So...one week summed up.
I've really just kinda spent most of the week kinda chilling, relaxing, trying not to stress out too much, as there's been way too too much of that recently. but for a laid back week, it's really kinda been anything but.
I had a job interview on Monday, at a place I'll just call The Big M. The pay is terrible, the hours are going to be brutal. I'll be making $13/hr even. I haven't made that low since 2000. It's money, yeah, but it's also kind of a blow to the ego. I've been doing customer service and support for 12 years. And my pay has never really gone up, just hovered around the same salary for a while. I'm really not happy with it - but it's money, and right now I need more cash than anything right now. And frankly, they don't seem to care about my qualifications, over-qualification or anything. they just need a warm body sitting in that seat.
They asked me back on Tuesday to lsiten to some calls. The place seemed REALLY laid back. You didn't make tickets unless you needed to, there was almost zero troubleshooting, and the calls were very easy and not a single shouting person. Heck, if those are the average calls I'll be getting? I'll run that place in two months. Assuming I get that chance (they've staight up told me "It's only till January.") I'll find out of I got it sometime this week, I think. I don't start till mid-December.
I worked on comics a little on Wednesday, getting back into the feel of AWFW. There's not much to show for it, though (more on that later).

It's been nice getting back into the AWFW stuff. It's been almost two years since I delved into that story. We decided to cut this episodes a bit short, and have a battle right at the villa instead of a third area, just cause...well...it's been a while.
As more and more of the week got closer to the DOR, I began feeling really guilty for not doing anything this year. But at the same time, I felt terrible about doing ANYTHING DOR. It's rough work. I wasn't in it as deep as Gwen or Ethan, but I did compile names for 2006 and 2007. I didn't do the work Gwen and Ethan did, I just pulled a Samwise Gamgee, carrying the One Ring while Frodo was out sick. And it gets to you.
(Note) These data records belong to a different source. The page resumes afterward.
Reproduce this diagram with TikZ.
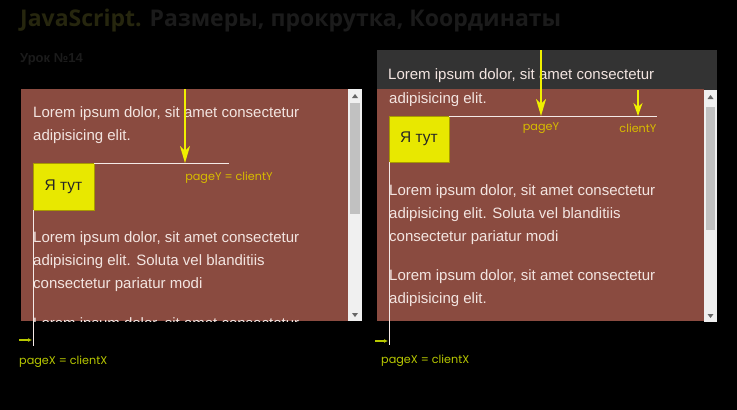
\documentclass[tikz,border=0pt]{standalone}
\usepackage{fontspec}
\setmainfont{Liberation Sans}
\newfontfamily\labelfont{Poppins}
\newfontfamily\titlefont{Open Sans}
\usetikzlibrary{arrows.meta,positioning,calc}
\definecolor{panelbrown}{HTML}{8A4B40}
\definecolor{bardark}{HTML}{333333}
\definecolor{loremtext}{HTML}{F3E5E1}
\definecolor{herefill}{HTML}{E8E800}
\definecolor{hereedge}{HTML}{A89A00}
\definecolor{arrowyel}{HTML}{F0F000}
\definecolor{labely}{HTML}{D8BC00}
\definecolor{labelx}{HTML}{B8C800}
\definecolor{track}{HTML}{F0F0F0}
\definecolor{thumb}{HTML}{C1C1C1}
\definecolor{titleolive}{HTML}{26260E}
\definecolor{titlegray}{HTML}{1B1B1B}

\begin{document}
\begin{tikzpicture}[x=1pt,y=-1pt,>=Latex]
  \tikzstyle{box}=[anchor=north west,inner sep=0pt,outer sep=0pt]
  \tikzstyle{lorem}=[anchor=base west,inner sep=0pt,text=loremtext,font=\fontsize{15}{18}\selectfont]
  \tikzstyle{here}=[box,draw=hereedge,fill=herefill,line width=0.8pt,font=\fontsize{15.5}{18}\selectfont,text=black!85]
  \tikzstyle{edge}=[draw=loremtext!80,line width=1pt]
  \tikzstyle{bigarrow}=[arrowyel,line width=2pt,-{Stealth[length=17pt,width=10pt,inset=5pt]}]
  \tikzstyle{smallarrow}=[labelx,line width=1.2pt,-{Latex[length=4pt,width=4pt]}]
  \tikzstyle{lab}=[inner sep=0pt,font=\labelfont\fontsize{11.2}{13}\selectfont]
  \useasboundingbox[fill=black] (0,0) rectangle (737,410);

  % title
  \node[anchor=base west,inner sep=0pt,font=\titlefont\fontsize{23}{26}\selectfont\bfseries] (title) at (20,26)
    {\textcolor{titleolive}{JavaScript.} \textcolor{titlegray}{Размеры, прокрутка, Координаты}};
  \node[anchor=base west,inner sep=0pt,text=titlegray,font=\fontsize{13}{15}\selectfont\bfseries] (lesson) at (20,62) {Урок №14};

  % left window: pageY = clientY
  \node[box,fill=panelbrown,minimum width=327,minimum height=232] (lpanel) at (21,89) {};
  \node[box,fill=track,minimum width=14,minimum height=232] (ltrack) at (348,89) {};
  \node[box,fill=thumb,minimum width=10,minimum height=111] (lthumb) at (350,103) {};
  \fill[black!60] (352,98) -- (358,98) -- (355,94) -- cycle;
  \fill[black!60] (352,313) -- (358,313) -- (355,317) -- cycle;
  \begin{scope}
    \clip (21,89) rectangle (348,321);
    \node[lorem] (l1) at (33,117) {Lorem ipsum dolor, sit amet consectetur};
    \node[lorem] (l2) at (33,140) {adipisicing elit.};
    \node[lorem] (l3) at (33,242) {Lorem ipsum dolor, sit amet consectetur};
    \node[lorem] (l4) at (33,265) {adipisicing elit. Soluta vel blanditiis};
    \node[lorem] (l5) at (33,288) {consectetur pariatur modi};
    \node[lorem] (l6) at (33,328) {Lorem ipsum dolor, sit amet consectetur};
  \end{scope}
  \node[here,minimum width=61,minimum height=47] (lhere) at (33,163) {Я тут};
  \coordinate (lyend) at (229,163);
  \coordinate (lxend) at (33,346);
  \draw[edge] (lhere.north east) -- (lyend);
  \draw[edge] (lhere.south west) -- (lxend);
  \coordinate (lytop) at (185,89);
  \coordinate (lytip) at (185,163);
  \draw[bigarrow] (lytop) -- (lytip);
  \node[lab,text=labely] (ly) at (229,178) {pageY = clientY};
  \coordinate (lxs) at (19,340);
  \coordinate (lxe) at (32,340);
  \draw[smallarrow] (lxs) -- (lxe);
  \node[lab,text=labelx,anchor=west] (lx) at (19,362) {pageX = clientX};

  % right window: scrolled, pageY <> clientY
  \node[box,fill=bardark,minimum width=340,minimum height=40] (rbar) at (377,50) {};
  \node[box,fill=panelbrown,minimum width=327,minimum height=232] (rpanel) at (377,89) {};
  \node[box,fill=track,minimum width=13,minimum height=232] (rtrack) at (704,90) {};
  \node[box,fill=thumb,minimum width=9,minimum height=123] (rthumb) at (706,107) {};
  \fill[black!60] (707.5,99) -- (713.5,99) -- (710.5,95) -- cycle;
  \fill[black!60] (707.5,314) -- (713.5,314) -- (710.5,318) -- cycle;
  \node[lorem] (r0) at (388,79) {Lorem ipsum dolor, sit amet consectetur};
  \begin{scope}
    \clip (377,89) rectangle (704,105);
    \node[lorem] (r1) at (389,103) {adipisicing elit.};
  \end{scope}
  \node[lorem] (r2) at (389,195) {Lorem ipsum dolor, sit amet consectetur};
  \node[lorem] (r3) at (389,218) {adipisicing elit. Soluta vel blanditiis};
  \node[lorem] (r4) at (389,241) {consectetur pariatur modi};
  \node[lorem] (r5) at (389,280) {Lorem ipsum dolor, sit amet consectetur};
  \node[lorem] (r6) at (389,303) {adipisicing elit.};
  \node[here,minimum width=60,minimum height=46] (rhere) at (389,116) {Я тут};
  \coordinate (ryend) at (657,116);
  \coordinate (rxend) at (389,345);
  \draw[edge] (rhere.north east) -- (ryend);
  \draw[edge] (rhere.south west) -- (rxend);
  \coordinate (rptop) at (541,50);
  \coordinate (rptip) at (541,116);
  \coordinate (rctop) at (638,90);
  \coordinate (rctip) at (638,116);
  \draw[bigarrow] (rptop) -- (rptip);
  \draw[bigarrow,-{Stealth[length=13pt,width=9pt,inset=4pt]}] (rctop) -- (rctip);
  \node[lab,text=labely] (rpy) at (541,128) {pageY};
  \node[lab,text=labely] (rcy) at (638,128) {clientY};
  \coordinate (rxs) at (375,341);
  \coordinate (rxe) at (388,341);
  \draw[smallarrow] (rxs) -- (rxe);
  \node[lab,text=labelx,anchor=west] (rx) at (381,361) {pageX = clientX};
\end{tikzpicture}
\end{document}
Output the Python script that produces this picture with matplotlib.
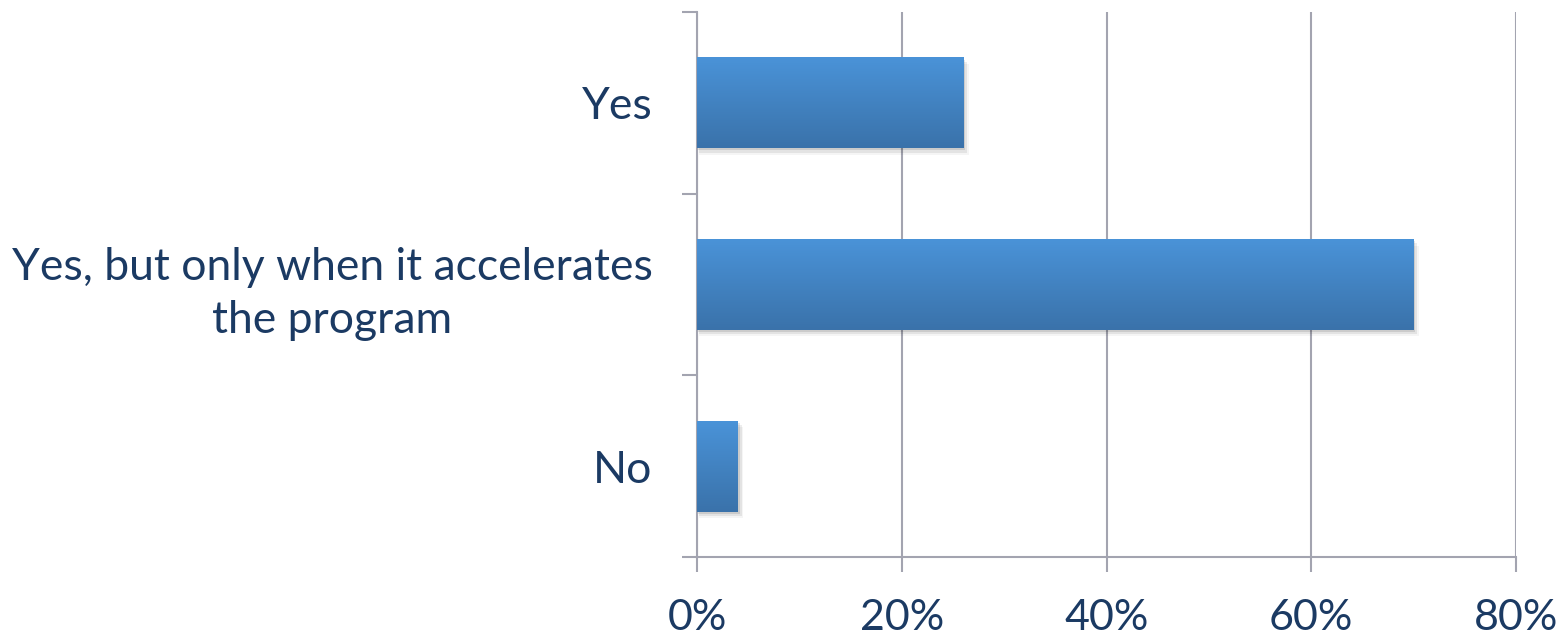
import matplotlib
matplotlib.use("Agg")
import matplotlib.pyplot as plt
import numpy as np
from matplotlib.patches import Rectangle
from matplotlib.colors import LinearSegmentedColormap

categories = ["Yes", "Yes, but only when it accelerates\nthe program", "No"]
values = [26, 70, 4]
xticks = [0, 20, 40, 60, 80]
xticklabels = ["0%", "20%", "40%", "60%", "80%"]

plt.rcParams['font.family'] = ['Lato', 'DejaVu Sans']
text_color = "#1b3a63"
grid_color = "#a3a4b0"

fig = plt.figure(figsize=(15.62, 6.38), dpi=100)
ax = fig.add_axes([697/1562, 1-557/638, (1516-697)/1562, (557-12)/638])

ypos = np.arange(len(categories))
bar_h = 0.5
cmap = LinearSegmentedColormap.from_list("g", ["#4a93d8", "#3a72aa"])
grad = np.linspace(0, 1, 256).reshape(-1, 1)

bars = ax.barh(ypos, values, height=bar_h, color="#4282c4", zorder=3)
for b in bars:
    x0, y0 = b.get_x(), b.get_y()
    w, h = b.get_width(), b.get_height()
    for i, a in enumerate([0.10, 0.07, 0.04]):
        dx = 0.25 + i * 0.25
        dy = 0.012 + i * 0.012
        ax.add_patch(Rectangle((x0 + dx*0.3, y0 + dy), w + dx*0.4, h, facecolor="black",
                               alpha=a, edgecolor="none", zorder=2))
    im = ax.imshow(grad, cmap=cmap, aspect="auto",
                   extent=[x0, x0 + w, y0 + h, y0], origin="upper", zorder=4)
    im.set_clip_path(b)

ax.set_xlim(0, 80)
ax.set_ylim(2.5, -0.5)
ax.set_yticks([-0.5, 0.5, 1.5, 2.5])
ax.set_yticklabels([])
ax.set_yticks(ypos, minor=True)
ax.set_yticklabels(categories, minor=True, fontsize=32, color=text_color,
                   multialignment="center", linespacing=1.35)
ax.tick_params(axis="y", which="minor", length=0, pad=32)
ax.tick_params(axis="y", which="major", length=11, width=1.5, color=grid_color, direction="out")

ax.set_xticks(xticks)
ax.set_xticklabels(xticklabels, fontsize=31, color=text_color)
ax.tick_params(axis="x", length=11, width=1.5, color=grid_color, pad=19)

ax.grid(axis="x", color=grid_color, linewidth=1.5, zorder=0)
ax.set_axisbelow(True)
for s in ["top", "right"]:
    ax.spines[s].set_visible(False)
ax.spines["left"].set_color(grid_color)
ax.spines["left"].set_linewidth(1.5)
ax.spines["bottom"].set_color(grid_color)
ax.spines["bottom"].set_linewidth(1.5)

fig.savefig("out.png", dpi=100)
Normally, the stress doesn't get to me, but this year, with the stress being layed on thick, the more I thought about DOR, the deeper into depression it put me. I cancelled the Webcomics Project cause diving into that mess...it was gonna end badly. And in the end, NOT doing it, made me feel just as bad. Guilt stress isn't as bad as depression stress, but it's still stress.
So I decided to go to the Tacoma DOR gathering...till I realized it was Wednesday, not Thursday. So I went to Seattle one instead. I didn't expect to be recognized there...I try to keep myself kinda low-key, but one of the Seattle twitter fols recognized me. It led to a pretty funny exchange, one that had Erin and Lissa howling with laughter.
Person 1: "I love your comics, Jenn."
Person 2: "You draw comics?"
Person 3: "You draw Venus Envy? You're Erin?"
Jenn: "No, I draw that other trans comic with the better looking redhead in it."
Person 2: "You draw Zoe?"
Lissa laughed and said "Well, at least she's still getting press out there." Erin said "You wanna be Erin? Go right ahead!"
The remembrance was a small affair, just about 100 people running down the list of names. when it was over, they asked for people to speak. I was kinda irked that not all the names were read, and wanted to make sure everyone knew that there were 163 reported deaths this year. I mentally prepared up a small speech and when I went up to say it, my brain erased the speech with instructions on how to run the megaphone. So Instead, I ended up strangling and hiccuping for things to say. In the end I made a fool of myself up there. I have to rememeber, that despite doing so well at Trinoc, and on the TransFM radio show, I should really not do much public speaking...it'll only make me look like an idiot. Besides, Jenn Dolari shouldn't be the important one. Carrie, Andrea, and the rest are.
Friday was a mostly do-nothing day. Worked lazily on comics, but didn't get very far into it. Spent the latter part of Friday making a backup of my system. It'd been acting wierd, so I reinstalled the system from scratch. I'd saved everything, rebuilt the laptop from scratch then made a backup. which ran all night.
Saturday, though - I screwed something up, which tool all day to fix. And when I couldn't fix it (stupid IRQ NOT LESS THAN EQUAL errors) I went back to the backup I made to start again...
...not realizing all the stuff I'd thrown back on my laptop HDD...well...it wasn't backed up in the Big Backup. So it's all gone, pretty much everything since I started moving over to Illustrator. A few things still exist, though, so I should be able to rebuild the "Standing Against the Wall" based art from the PDFs I made and threw up on the website. (I love you, Illustrator).
Saturday, though...I got some news from a friend. News that shocked me on the order of "I'm pregnant and its YOURS!" I'm still processing the info, and I might talk about it one day...but only of the other person decides to. It's good news, though. I'll leave it at that....
Sunday was more of the same (about to make that backup again, just to be safe while I'm sleeping).
And there we are. I'll be back in in a week for another update. See ya in January.